阮栀言做了个很长很长的梦,梦到了自己黑暗的高中时期。
她黑发濡湿,从梦中惊醒,贺浔州伸手将她揽入怀中。
阮栀言仍仿佛深处梦中,嘴里喃喃:“那次给我送高跟鞋的人是你对不对?”
没头没尾的一句话,任谁听都会觉得莫名其妙。
然而无穷无尽的夜色中,贺浔州磁沉的声线响起:“是我。
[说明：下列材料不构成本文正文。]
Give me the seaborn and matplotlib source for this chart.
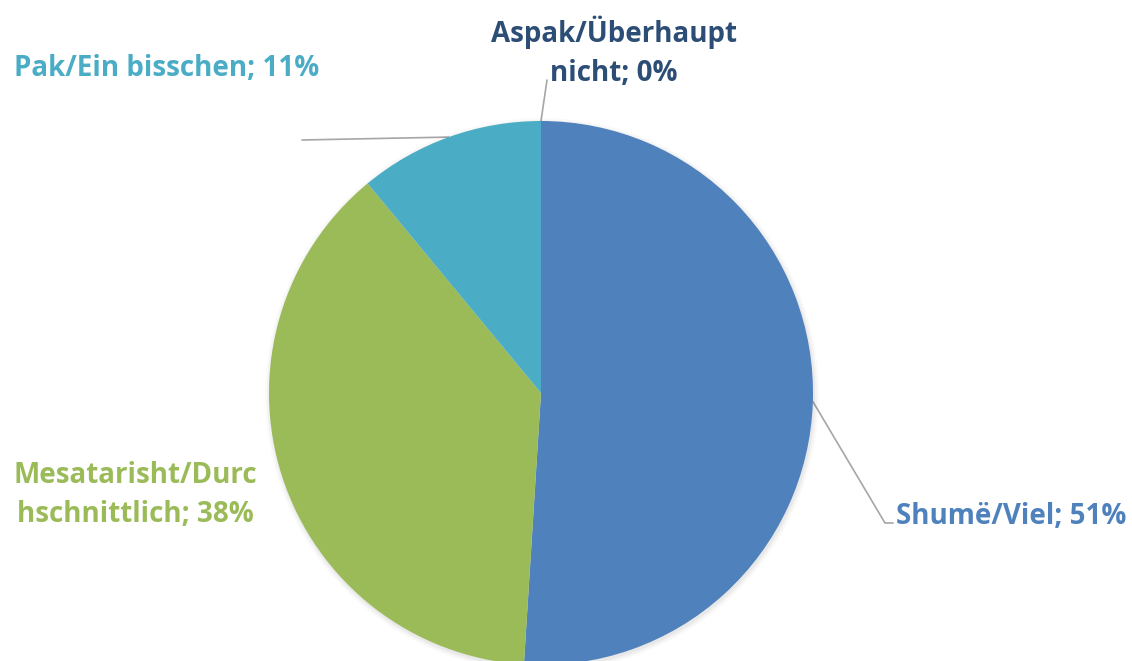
import numpy as np
import matplotlib.pyplot as plt
import seaborn as sns

sns.set_theme(style="white")
plt.rcParams['font.family'] = ['Open Sans', 'DejaVu Sans']

categories = ["Shumë/Viel", "Mesatarisht/Durc\nhschnittlich", "Pak/Ein bisschen", "Aspak/Überhaupt\nnicht"]
shares = [51, 38, 11, 0]
colors = ["#4F81BD", "#9BBB59", "#4BACC6", "#1F497D"]
label_colors = ["#4F81BD", "#9BBB59", "#4BACC6", "#2C4D75"]

W, H = 1132, 661
fig = plt.figure(figsize=(W / 100, H / 100), dpi=100)
ax = fig.add_axes([0, 0, 1, 1])

cx, cy, r = 541, H - 393, 272

# soft shadow
for k, a in enumerate([0.04, 0.03, 0.02]):
    ax.add_patch(plt.Circle((cx + 1, cy - 2), r + 1 + 2 * k, color="black", alpha=a, lw=0))

wedges, _ = ax.pie(shares, colors=colors, startangle=90, counterclock=False,
                   center=(cx, cy), radius=r, frame=True,
                   wedgeprops=dict(linewidth=0))
ax.set_xlim(0, W)
ax.set_ylim(0, H)
ax.set_aspect("equal")
ax.axis("off")

# label positions (pixels from top-left), leader-line elbows
text_pos = [(896, 516, "left"), (135, 495, "center"), (14, 68, "left"), (614, 52, "center")]
elbows = [[(885, 523), (893, 523)], None, [(302, 140)], [(547, 80)]]

for i, w in enumerate(wedges):
    mid = np.deg2rad((w.theta1 + w.theta2) / 2)
    anchor = (cx + r * np.cos(mid), cy + r * np.sin(mid))
    tx, ty, ha = text_pos[i]
    ax.text(tx, H - ty, f"{categories[i]}; {shares[i]}%", color=label_colors[i],
            fontsize=20, fontweight="bold", ha=ha, va="center", linespacing=1.45)
    if elbows[i]:
        pts = [anchor] + [(x, H - y) for x, y in elbows[i]]
        xs, ys = zip(*pts)
        ax.plot(xs, ys, color="#A6A6A6", lw=1.2, zorder=0.5)

fig.savefig("out.png", dpi=100)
”
那是她高一那年发生的事情。
因为沈康年事件,她被孤立,被欺负,就连参加合唱活动都受到了同学的白眼,有同学偷偷把她的鞋毁掉了。
然而好巧不巧的是,当天有外卖员给她送到学校一双鞋,鞋子太过闪耀惊艳,再加上她优秀的唱功,她拥有了好长一段时间平静的生活。
只记得外卖员告诉她,送鞋子的人姓贺。
当时她下意识以为是贺唯琛,从没往别的方向思考过。
阮栀言紧紧拥抱着男人强有力的臂膀,感动的声音带着哭腔:“那只陪伴我的小熊也是你,对不对?”
“是我。”
所有她以为贺唯琛给予她的善意,从始至终都是贺浔州。
“那时候我记得小熊手上戴着一块百达翡丽,那块表我在贺唯琛手上见过。”
贺浔州有些无奈:“那表本来是我的,唯琛看到了很喜欢,就拿去了。”
阮栀言眼眶红红:“没想到你那时候就对我那么好了。”
她知道自己身后似乎永远都有个圣诞老人,还以为这是生活中的小确幸,却不曾想过,原来是她的先生,站在她身后,默默爱了她好多年。
“要是我那时候知道是你就好了。”
阮栀言挽着他的手,心底浮起浓浓的遗憾。
结婚这么久,越来越觉得和贺浔州简直是灵魂眷侣。
他是最无可挑剔的丈夫,而她是温柔小意的妻子。
贺浔州眼眸深深凝视着她,缓声道:“栀栀,没有遗憾。”
“如今就是最好的结局,我们陪伴彼此变老,还有什么比这更期待的吗?”
是啊。
原本阮栀言很惧怕韶华易逝,有了他之后,身体里仿佛凝聚着一股无法形容的力量,指引着她向前。
仿佛前方的道路都开满了鲜花,未来充满盼望。
他吻了吻她玫瑰花瓣一样的唇,声线温柔得像梦,旖旎缱绻。
“我爱你。”
*
阮栀言开始频频呕吐。
她最开始还以为是换季吃坏了东西,没告诉贺浔州,生怕男人更让她注意饮食,那些喜欢的东西在再没法吃了。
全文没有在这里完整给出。